Columbia’s 2016 budget hints at deep cuts

By Campus Editor

Although it is early in the Spring 2015 semester, the college is already making preparations for the next academic year’s budget, a move that will result in staff reductions and budget cuts and require departments to project financial needs months earlier than in past years.

Preparation for the 2016 fiscal year’s budget began the week of Feb. 16, and the college is taking a new approach to the budget-building process, according to a Feb. 18 email to faculty and staff of the college from Michelle Gates, vice president of Business Affairs and CFO, and Stan Wearden, senior vice president and provost.

Rather than using current spending as a base for the following year’s budget, the college has developed firm budgeting targets to cut spending across the college, according to the email.

“The college has been running a structural deficit for years now,” Wearden said. “You can’t sustain that for very long because we’re spending beyond our means.”

Wearden said every department will experience budget cuts this year, but the intensity of those cuts will be determined based on whether a department is running structural or chronic deficits and how much revenue it generates.

“In past budgets, if we’ve had to take a cut, we’ve distributed that cut [equally] across the board,” Wearden said. “But that’s not a strategic way of doing things because some departments have [historically run] structural deficits.”

Although budget reductions will occur, the email states no budget reduction will be mandated to simply cut costs.
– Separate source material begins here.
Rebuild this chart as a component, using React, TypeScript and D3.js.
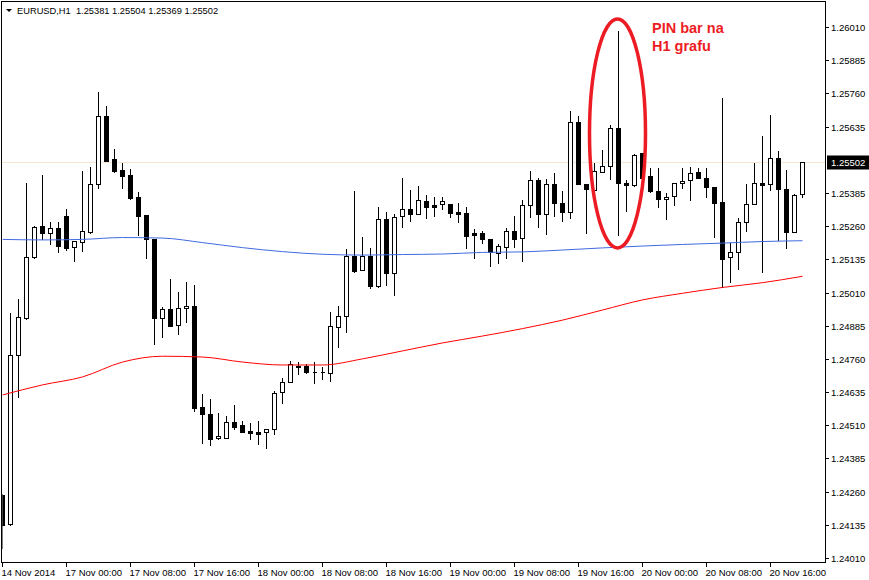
import React from 'react';
import * as d3 from 'd3';

// EURUSD H1 candles, 14 Nov 2014 16:00 .. 20 Nov 2014 20:00 (101 bars)
const opens = [
  1.24247, 1.24138, 1.24775, 1.24914, 1.25144, 1.25260, 1.25234, 1.25253, 1.25298, 1.25181,
  1.25200, 1.25238, 1.25419, 1.25675, 1.25513, 1.25471, 1.25453, 1.25370, 1.25302, 1.25212,
  1.24914, 1.24948, 1.24888, 1.24952, 1.24959, 1.24579, 1.24552, 1.24462, 1.24462, 1.24522,
  1.24511, 1.24488, 1.24485, 1.24485, 1.24496, 1.24635, 1.24673, 1.24729, 1.24733, 1.24711,
  1.24711, 1.24707, 1.24880, 1.24921, 1.25147, 1.25095, 1.25147, 1.25034, 1.25287, 1.25083,
  1.25298, 1.25325, 1.25306, 1.25355, 1.25340, 1.25343, 1.25343, 1.25313, 1.25309, 1.25234,
  1.25234, 1.25212, 1.25159, 1.25181, 1.25242, 1.25215, 1.25340, 1.25434, 1.25306, 1.25419,
  1.25347, 1.25313, 1.25652, 1.25419, 1.25396, 1.25464, 1.25486, 1.25630, 1.25422, 1.25415,
  1.25535, 1.25449, 1.25392, 1.25362, 1.25373, 1.25422, 1.25434, 1.25464, 1.25441, 1.25407,
  1.25351, 1.25144, 1.25163, 1.25276, 1.25343, 1.25422, 1.25419, 1.25517, 1.25400, 1.25238,
  1.25381,
];
const highs = [
  1.24255, 1.24937, 1.24989, 1.25426, 1.25264, 1.25456, 1.25279, 1.25279, 1.25328, 1.25204,
  1.25471, 1.25486, 1.25769, 1.25716, 1.25554, 1.25502, 1.25479, 1.25392, 1.25302, 1.25212,
  1.24959, 1.25065, 1.25016, 1.25053, 1.25042, 1.24631, 1.24613, 1.24560, 1.24549, 1.24590,
  1.24530, 1.24522, 1.24530, 1.24496, 1.24643, 1.24692, 1.24756, 1.24752, 1.24744, 1.24752,
  1.24733, 1.24940, 1.24963, 1.25178, 1.25396, 1.25223, 1.25181, 1.25336, 1.25317, 1.25309,
  1.25445, 1.25400, 1.25415, 1.25381, 1.25373, 1.25373, 1.25347, 1.25351, 1.25336, 1.25253,
  1.25245, 1.25212, 1.25196, 1.25257, 1.25302, 1.25362, 1.25471, 1.25445, 1.25441, 1.25464,
  1.25396, 1.25697, 1.25679, 1.25419, 1.25502, 1.25550, 1.25645, 1.25999, 1.25437, 1.25535,
  1.25539, 1.25483, 1.25483, 1.25389, 1.25422, 1.25483, 1.25486, 1.25483, 1.25483, 1.25407,
  1.25746, 1.25200, 1.25294, 1.25422, 1.25502, 1.25603, 1.25682, 1.25547, 1.25475, 1.25385,
  1.25504,
];
const lows = [
  1.24048, 1.24134, 1.24616, 1.24910, 1.25140, 1.25212, 1.25193, 1.25163, 1.25170, 1.25129,
  1.25166, 1.25234, 1.25404, 1.25505, 1.25464, 1.25404, 1.25362, 1.25227, 1.25140, 1.24816,
  1.24842, 1.24884, 1.24854, 1.24899, 1.24564, 1.24443, 1.24436, 1.24458, 1.24462, 1.24496,
  1.24485, 1.24458, 1.24439, 1.24424, 1.24477, 1.24594, 1.24673, 1.24703, 1.24707, 1.24669,
  1.24684, 1.24677, 1.24805, 1.24861, 1.25087, 1.25095, 1.25027, 1.25031, 1.25038, 1.25001,
  1.25257, 1.25279, 1.25306, 1.25291, 1.25298, 1.25325, 1.25294, 1.25276, 1.25178, 1.25140,
  1.25196, 1.25110, 1.25121, 1.25140, 1.25181, 1.25129, 1.25294, 1.25257, 1.25230, 1.25298,
  1.25279, 1.25291, 1.25419, 1.25234, 1.25396, 1.25464, 1.25437, 1.25227, 1.25317, 1.25411,
  1.25434, 1.25389, 1.25332, 1.25287, 1.25340, 1.25404, 1.25358, 1.25441, 1.25370, 1.25219,
  1.25031, 1.25050, 1.25099, 1.25242, 1.25343, 1.25087, 1.25396, 1.25208, 1.25178, 1.25238,
  1.25369,
];
const closes = [
  1.24134, 1.24775, 1.24918, 1.25144, 1.25257, 1.25234, 1.25253, 1.25185, 1.25178, 1.25204,
  1.25242, 1.25419, 1.25675, 1.25505, 1.25468, 1.25449, 1.25366, 1.25298, 1.25212, 1.24914,
  1.24948, 1.24884, 1.24952, 1.24959, 1.24575, 1.24552, 1.24458, 1.24470, 1.24522, 1.24503,
  1.24485, 1.24481, 1.24477, 1.24496, 1.24631, 1.24673, 1.24741, 1.24733, 1.24711, 1.24711,
  1.24710, 1.24884, 1.24921, 1.25147, 1.25091, 1.25147, 1.25034, 1.25287, 1.25083, 1.25294,
  1.25325, 1.25306, 1.25358, 1.25332, 1.25332, 1.25355, 1.25309, 1.25306, 1.25223, 1.25227,
  1.25212, 1.25163, 1.25185, 1.25242, 1.25212, 1.25340, 1.25434, 1.25306, 1.25419, 1.25347,
  1.25313, 1.25652, 1.25419, 1.25400, 1.25468, 1.25486, 1.25630, 1.25422, 1.25415, 1.25528,
  1.25441, 1.25392, 1.25362, 1.25370, 1.25422, 1.25430, 1.25460, 1.25441, 1.25407, 1.25347,
  1.25136, 1.25163, 1.25276, 1.25343, 1.25422, 1.25415, 1.25517, 1.25400, 1.25238, 1.25377,
  1.25502,
];

// Moving averages read at every 5th bar
const maBars = [0, 5, 10, 15, 20, 25, 30, 35, 40, 45, 50, 55, 60, 65, 70, 75, 80, 85, 90, 95, 100];
const maBlue = [
  1.25210, 1.25208, 1.25210, 1.25217, 1.25215, 1.25198, 1.25179, 1.25164, 1.25154, 1.25151,
  1.25153, 1.25155, 1.25161, 1.25163, 1.25170, 1.25178, 1.25185, 1.25191, 1.25196, 1.25202,
  1.25205,
];
const maRed = [
  1.24624, 1.24662, 1.24692, 1.24748, 1.24770, 1.24767, 1.24748, 1.24737, 1.24737, 1.24760,
  1.24790, 1.24820, 1.24846, 1.24874, 1.24906, 1.24944, 1.24982, 1.25007, 1.25029, 1.25047,
  1.25071,
];

const priceTicks = [
  1.26010, 1.25885, 1.25760, 1.25635, 1.25385, 1.25260, 1.25135, 1.25010,
  1.24885, 1.24760, 1.24635, 1.24510, 1.24385, 1.24260, 1.24135, 1.24010,
];
const timeLabels = [
  '14 Nov 2014', '17 Nov 00:00', '17 Nov 08:00', '17 Nov 16:00', '18 Nov 00:00',
  '18 Nov 08:00', '18 Nov 16:00', '19 Nov 00:00', '19 Nov 08:00', '19 Nov 16:00',
  '20 Nov 00:00', '20 Nov 08:00', '20 Nov 16:00',
];
const timeBars = [0, 8, 16, 24, 32, 40, 48, 56, 64, 72, 80, 88, 96];

const headerText = 'EURUSD,H1  1.25381 1.25504 1.25369 1.25502';
const bidPrice = 1.25502;
const annotation = ['PIN bar na', 'H1 grafu'];
const pinBar = 77;

const FONT = '"Liberation Sans", Arial, sans-serif';

export default function App() {
  const W = 869, H = 580;
  const L = 2, R = 825, T = 2, B = 562;
  const x = d3.scaleLinear().domain([0, 100]).range([2.5, 802.5]);
  const y = d3.scaleLinear().domain([1.24010, 1.26010]).range([558, 27]);
  const py = (v: number) => Math.round(y(v)) + 0.5;

  const line = d3.line<number>()
    .x((_, i) => x(maBars[i]))
    .y((d) => y(d))
    .curve(d3.curveMonotoneX);

  const candles = opens.map((o, i) => {
    const c = closes[i];
    const cx = x(i);
    const yTop = py(Math.max(o, c));
    const yBot = py(Math.min(o, c));
    const bull = c >= o;
    return (
      <g key={i}>
        <line x1={cx} x2={cx} y1={py(highs[i])} y2={py(lows[i])} stroke="#000" strokeWidth={1} />
        {yBot - yTop < 1 ? (
          <line x1={cx - 2} x2={cx + 2} y1={yTop} y2={yTop} stroke="#000" strokeWidth={1} />
        ) : (
          <rect x={cx - 2} y={yTop} width={4} height={yBot - yTop}
            fill={bull ? '#fff' : '#000'} stroke="#000" strokeWidth={1} />
        )}
      </g>
    );
  });

  const bidY = py(bidPrice);
  const pinX = x(pinBar) - 1;
  const pinTop = y(highs[pinBar]);
  const pinBot = y(lows[pinBar]);

  return (
    <svg width={W} height={H} style={{ position: 'absolute', left: 0, top: 0, background: '#fff' }}
      fontFamily={FONT}>
      <defs>
        <clipPath id="plot">
          <rect x={L + 0.5} y={T + 0.5} width={R - L - 1} height={B - T - 1} />
        </clipPath>
      </defs>
      <rect x={0} y={0} width={W} height={H} fill="#fff" />
      {/* bid line */}
      <line x1={L} x2={R} y1={bidY} y2={bidY} stroke="#f6e6d3" strokeWidth={1} />
      <g clipPath="url(#plot)" shapeRendering="crispEdges">{candles}</g>
      <g clipPath="url(#plot)">
        <path d={line(maBlue) || ''} fill="none" stroke="#4169e1" strokeWidth={1} />
        <path d={line(maRed) || ''} fill="none" stroke="#ff0000" strokeWidth={1} />
      </g>
      {/* frame */}
      <rect x={L - 0.5} y={T - 0.5} width={R - L + 1} height={B - T + 1} fill="none" stroke="#000" strokeWidth={1} shapeRendering="crispEdges" />
      {/* right axis */}
      {priceTicks.map((p, i) => (
        <g key={i}>
          <line x1={R} x2={R + 4} y1={py(p)} y2={py(p)} stroke="#000" shapeRendering="crispEdges" />
          <text x={831} y={py(p) + 3.5} fontSize={9.5} fill="#000">{p.toFixed(5)}</text>
        </g>
      ))}
      {/* bid label */}
      <rect x={827} y={bidY - 7} width={42} height={14} fill="#000" />
      <text x={831} y={bidY + 3.5} fontSize={9.5} fill="#fff">{bidPrice.toFixed(5)}</text>
      {/* bottom axis */}
      {timeBars.map((b, i) => (
        <g key={i}>
          <line x1={x(b)} x2={x(b)} y1={B} y2={B + 5} stroke="#000" shapeRendering="crispEdges" />
          <text x={x(b) - 1} y={576} fontSize={9.5} fill="#000">{timeLabels[i]}</text>
        </g>
      ))}
      {/* header */}
      <path d="M6,9 L12,9 L9,12 Z" fill="#000" />
      <text x={17} y={14} fontSize={9.3} fill="#000" style={{ whiteSpace: 'pre' }}>{headerText}</text>
      {/* annotation */}
      <ellipse cx={pinX} cy={(pinTop + pinBot) / 2 + 1} rx={28} ry={(pinBot - pinTop) / 2 + 12}
        fill="none" stroke="#ed1c24" strokeWidth={3.5} />
      <text x={652} y={33} fontSize={14.5} fontWeight="bold" fill="#ed1c24">{annotation[0]}</text>
      <text x={652} y={51} fontSize={14.5} fontWeight="bold" fill="#ed1c24">{annotation[1]}</text>
    </svg>
  );
}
However, budget reductions could affect programs and staffing within the college.

“We have [a] duplication of services around schools and colleges,” Gates said. “We have things that we’re centralizing that while we’re going to reduce some [full-time employees], we expect to not only centralize the services, but also be able to provide better resources.”

Gates said she chose budget targets and gave them to the vice presidents who then decide how to meet those targets within their areas. Departmental access to the college’s online budget system opened Feb. 19 and will remain open through March 11. This year’s budget-building process has been accelerated. Gates and Wearden plan to submit the budget to the Board of Trustees for approval in May, which is earlier than in previous years.

“[The accelerated budget-building process] is absolutely going to be challenging, but it’s challenging for the right reasons,” said Mark Kelly, vice president of Student Success. “We have some very hard work in front of us with many other competing responsibilities, but in the end it’s the right decision [and] I fully support it.”

To ease the burden of the budget’s preparation, Wearden and Cindy Gonya, associate vice president of the college’s newly created Office of Budget, Planning & Analysis, will meet with department chairs through the end of the week of March 2 to discuss budgeting specifics. Additionally, Gonya will be available to provide assistance and fact-based resources to staff members having difficulties with their budget planning.

“The new [Office of Budget, Planning & Analysis] is there to help provide analysis and [to] support the provost, the schools and the college departments—administrative and academic—in looking at their budgets and trying to understand how they align with spending patterns,” Gates said.

Department chairs Tim Cozzens of the Art + Design Department, Steven Corey of the Humanities, History & Social Sciences Department, Onye Ozuzu of the Dance Department, Susan Imus of the Creative Arts Therapies Department and Carol Rozansky of the Education Department and Alicia Berg, vice president of Campus Environment, all declined to comment on the 2016 fiscal year budget-building process.

Wearden said that in addition to tackling the college’s deficit, he hopes the limitations placed on next fiscal year’s budget should allow for the reallocation of some resources to important areas of the college.

“We hope to free up some resources to address some of the needs we have as a college, including needs to improve our facilities, to improve our technology and to give a merit pay increase to high-performing faculty and staff.”

Additionally, Gates said they do not plan on reducing the budget in areas of the college relating to upgrading and maintaining campus facilities and classrooms.

“[The new budget] will be beneficial in two ways,” Wearden said. “One [is] it will have us living within our means, but the other is that we’re making these cuts large enough so that they help us address some critical needs that we haven’t been able to address in quite some time.”